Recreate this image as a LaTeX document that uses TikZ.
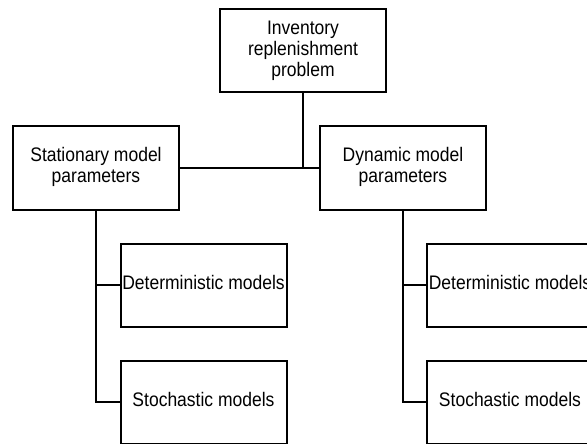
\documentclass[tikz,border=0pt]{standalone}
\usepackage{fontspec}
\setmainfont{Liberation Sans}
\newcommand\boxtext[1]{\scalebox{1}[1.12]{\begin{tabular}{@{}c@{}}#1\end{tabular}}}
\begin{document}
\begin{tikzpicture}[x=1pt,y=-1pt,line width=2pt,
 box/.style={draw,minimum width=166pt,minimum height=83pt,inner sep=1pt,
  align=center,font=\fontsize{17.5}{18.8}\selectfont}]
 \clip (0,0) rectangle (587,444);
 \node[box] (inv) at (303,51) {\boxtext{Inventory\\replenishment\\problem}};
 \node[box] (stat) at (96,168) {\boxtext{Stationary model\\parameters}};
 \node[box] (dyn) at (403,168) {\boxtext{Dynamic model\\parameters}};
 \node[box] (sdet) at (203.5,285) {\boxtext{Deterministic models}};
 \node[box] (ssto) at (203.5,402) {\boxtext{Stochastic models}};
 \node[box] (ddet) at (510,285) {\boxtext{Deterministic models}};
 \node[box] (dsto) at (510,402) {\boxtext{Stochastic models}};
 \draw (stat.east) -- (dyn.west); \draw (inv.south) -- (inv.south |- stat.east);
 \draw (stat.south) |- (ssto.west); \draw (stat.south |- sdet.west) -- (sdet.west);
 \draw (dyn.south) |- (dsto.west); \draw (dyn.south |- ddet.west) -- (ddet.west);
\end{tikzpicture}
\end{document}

--

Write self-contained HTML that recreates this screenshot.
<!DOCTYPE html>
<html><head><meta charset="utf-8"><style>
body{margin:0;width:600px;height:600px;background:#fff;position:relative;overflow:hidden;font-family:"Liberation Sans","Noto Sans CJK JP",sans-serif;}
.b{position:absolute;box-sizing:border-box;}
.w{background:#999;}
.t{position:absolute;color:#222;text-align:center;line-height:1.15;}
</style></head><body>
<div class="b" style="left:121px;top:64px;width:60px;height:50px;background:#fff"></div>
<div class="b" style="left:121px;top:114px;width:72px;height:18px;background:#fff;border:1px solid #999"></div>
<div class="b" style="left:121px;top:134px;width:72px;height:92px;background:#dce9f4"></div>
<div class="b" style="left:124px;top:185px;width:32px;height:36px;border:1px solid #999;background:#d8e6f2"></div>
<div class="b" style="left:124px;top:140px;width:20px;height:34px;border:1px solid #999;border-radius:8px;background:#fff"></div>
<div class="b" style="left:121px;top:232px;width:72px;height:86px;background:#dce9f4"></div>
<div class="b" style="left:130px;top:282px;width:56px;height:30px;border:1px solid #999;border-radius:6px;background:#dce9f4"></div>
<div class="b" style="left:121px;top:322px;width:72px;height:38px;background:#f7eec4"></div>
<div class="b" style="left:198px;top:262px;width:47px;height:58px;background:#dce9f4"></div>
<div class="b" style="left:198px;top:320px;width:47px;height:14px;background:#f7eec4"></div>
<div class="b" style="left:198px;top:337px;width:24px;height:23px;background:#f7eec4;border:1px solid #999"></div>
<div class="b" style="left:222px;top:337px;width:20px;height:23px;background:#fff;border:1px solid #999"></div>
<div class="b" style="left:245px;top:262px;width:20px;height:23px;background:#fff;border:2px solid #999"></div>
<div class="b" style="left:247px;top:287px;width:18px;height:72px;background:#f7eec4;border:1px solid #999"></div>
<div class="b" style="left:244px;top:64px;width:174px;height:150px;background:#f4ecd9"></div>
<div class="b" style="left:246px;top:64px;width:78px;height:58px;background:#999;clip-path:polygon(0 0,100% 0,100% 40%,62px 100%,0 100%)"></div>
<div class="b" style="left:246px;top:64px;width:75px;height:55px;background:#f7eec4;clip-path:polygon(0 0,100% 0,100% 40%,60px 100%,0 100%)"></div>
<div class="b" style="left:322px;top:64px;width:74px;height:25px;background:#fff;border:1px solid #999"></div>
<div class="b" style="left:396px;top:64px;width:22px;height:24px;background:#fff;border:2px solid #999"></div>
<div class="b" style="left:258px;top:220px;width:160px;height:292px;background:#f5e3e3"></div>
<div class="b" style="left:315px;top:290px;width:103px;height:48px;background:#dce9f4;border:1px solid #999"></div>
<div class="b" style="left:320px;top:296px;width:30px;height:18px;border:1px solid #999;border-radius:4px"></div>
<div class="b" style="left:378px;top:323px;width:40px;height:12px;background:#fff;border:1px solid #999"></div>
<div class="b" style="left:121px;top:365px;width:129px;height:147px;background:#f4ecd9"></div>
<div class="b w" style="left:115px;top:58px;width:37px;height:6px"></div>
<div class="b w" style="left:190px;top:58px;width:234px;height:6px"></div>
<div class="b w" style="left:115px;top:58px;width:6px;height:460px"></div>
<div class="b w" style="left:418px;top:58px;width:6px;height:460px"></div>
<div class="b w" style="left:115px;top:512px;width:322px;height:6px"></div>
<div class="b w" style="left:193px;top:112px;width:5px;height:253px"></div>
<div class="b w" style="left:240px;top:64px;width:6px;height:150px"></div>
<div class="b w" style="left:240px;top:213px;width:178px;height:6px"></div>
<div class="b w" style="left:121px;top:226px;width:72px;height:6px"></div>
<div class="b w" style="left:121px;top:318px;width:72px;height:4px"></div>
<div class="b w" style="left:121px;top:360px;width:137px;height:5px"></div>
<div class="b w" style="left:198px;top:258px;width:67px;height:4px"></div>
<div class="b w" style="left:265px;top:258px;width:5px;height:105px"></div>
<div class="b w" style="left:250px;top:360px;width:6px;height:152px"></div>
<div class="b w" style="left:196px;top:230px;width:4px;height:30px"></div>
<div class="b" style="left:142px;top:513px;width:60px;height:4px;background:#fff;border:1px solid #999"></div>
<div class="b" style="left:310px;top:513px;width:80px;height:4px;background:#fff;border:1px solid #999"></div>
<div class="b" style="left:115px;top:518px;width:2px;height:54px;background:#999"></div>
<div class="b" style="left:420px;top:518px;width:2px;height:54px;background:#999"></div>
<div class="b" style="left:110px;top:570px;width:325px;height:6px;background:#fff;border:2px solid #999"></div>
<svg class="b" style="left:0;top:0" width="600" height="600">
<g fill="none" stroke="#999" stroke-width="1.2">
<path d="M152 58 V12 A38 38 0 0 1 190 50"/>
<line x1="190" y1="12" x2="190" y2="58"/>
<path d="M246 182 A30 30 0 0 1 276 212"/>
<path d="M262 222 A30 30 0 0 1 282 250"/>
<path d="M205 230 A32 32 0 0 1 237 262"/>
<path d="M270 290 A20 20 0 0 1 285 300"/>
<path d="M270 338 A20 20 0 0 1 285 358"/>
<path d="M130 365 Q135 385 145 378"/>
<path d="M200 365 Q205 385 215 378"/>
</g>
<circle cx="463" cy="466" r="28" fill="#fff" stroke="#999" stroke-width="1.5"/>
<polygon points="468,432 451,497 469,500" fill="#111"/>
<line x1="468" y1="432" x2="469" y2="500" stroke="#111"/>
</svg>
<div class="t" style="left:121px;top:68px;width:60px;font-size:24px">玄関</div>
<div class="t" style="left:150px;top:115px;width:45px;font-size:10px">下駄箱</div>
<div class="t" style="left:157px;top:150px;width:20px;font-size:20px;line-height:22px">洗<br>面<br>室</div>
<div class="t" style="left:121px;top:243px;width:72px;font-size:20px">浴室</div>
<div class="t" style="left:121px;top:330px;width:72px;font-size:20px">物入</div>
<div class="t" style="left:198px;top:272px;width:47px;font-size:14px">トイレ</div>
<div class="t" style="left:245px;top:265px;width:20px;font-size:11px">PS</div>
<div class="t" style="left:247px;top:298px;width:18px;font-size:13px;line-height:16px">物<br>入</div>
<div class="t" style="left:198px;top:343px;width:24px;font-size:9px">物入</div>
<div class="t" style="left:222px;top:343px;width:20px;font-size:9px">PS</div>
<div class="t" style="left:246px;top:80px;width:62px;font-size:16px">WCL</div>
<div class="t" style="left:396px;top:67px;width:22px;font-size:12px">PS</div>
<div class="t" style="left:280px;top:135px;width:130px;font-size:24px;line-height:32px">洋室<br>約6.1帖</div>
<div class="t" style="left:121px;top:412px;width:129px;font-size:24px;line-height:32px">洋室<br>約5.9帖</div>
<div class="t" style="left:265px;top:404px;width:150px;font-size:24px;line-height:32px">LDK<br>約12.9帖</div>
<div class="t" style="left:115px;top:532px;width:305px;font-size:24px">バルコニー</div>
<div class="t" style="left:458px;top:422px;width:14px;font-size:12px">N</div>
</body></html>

==

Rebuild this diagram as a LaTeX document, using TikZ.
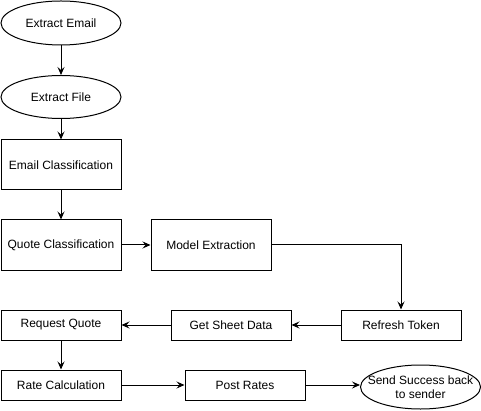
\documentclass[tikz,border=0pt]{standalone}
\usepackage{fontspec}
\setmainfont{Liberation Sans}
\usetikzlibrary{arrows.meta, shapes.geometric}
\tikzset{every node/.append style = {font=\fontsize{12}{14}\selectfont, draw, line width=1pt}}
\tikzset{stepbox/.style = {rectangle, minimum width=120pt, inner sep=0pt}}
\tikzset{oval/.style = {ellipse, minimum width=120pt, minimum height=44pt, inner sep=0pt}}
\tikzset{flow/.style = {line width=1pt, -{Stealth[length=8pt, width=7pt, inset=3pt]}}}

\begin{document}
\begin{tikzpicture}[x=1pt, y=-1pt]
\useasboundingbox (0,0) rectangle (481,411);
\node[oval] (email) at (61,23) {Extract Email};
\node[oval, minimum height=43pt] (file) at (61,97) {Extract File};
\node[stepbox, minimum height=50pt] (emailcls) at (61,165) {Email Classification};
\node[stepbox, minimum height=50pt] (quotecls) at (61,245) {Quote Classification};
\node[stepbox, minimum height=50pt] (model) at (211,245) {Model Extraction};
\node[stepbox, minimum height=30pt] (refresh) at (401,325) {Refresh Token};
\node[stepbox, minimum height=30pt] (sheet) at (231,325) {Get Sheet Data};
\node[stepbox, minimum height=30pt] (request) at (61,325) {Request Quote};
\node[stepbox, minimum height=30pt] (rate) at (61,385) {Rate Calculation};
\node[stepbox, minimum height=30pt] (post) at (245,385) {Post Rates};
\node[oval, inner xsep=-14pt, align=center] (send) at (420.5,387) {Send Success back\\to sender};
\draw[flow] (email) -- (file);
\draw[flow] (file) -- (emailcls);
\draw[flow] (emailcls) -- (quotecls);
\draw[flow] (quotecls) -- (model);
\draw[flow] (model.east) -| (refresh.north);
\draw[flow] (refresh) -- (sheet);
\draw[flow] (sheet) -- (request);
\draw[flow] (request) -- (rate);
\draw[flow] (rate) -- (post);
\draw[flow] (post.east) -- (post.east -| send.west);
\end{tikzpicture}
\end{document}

* [REQUIRED TASK]: Which lines above contain the word "this"? Copy each of them.

* [EXPECTED ANSWER]:
Recreate this image as a LaTeX document that uses TikZ.
Write self-contained HTML that recreates this screenshot.
Rebuild this diagram as a LaTeX document, using TikZ.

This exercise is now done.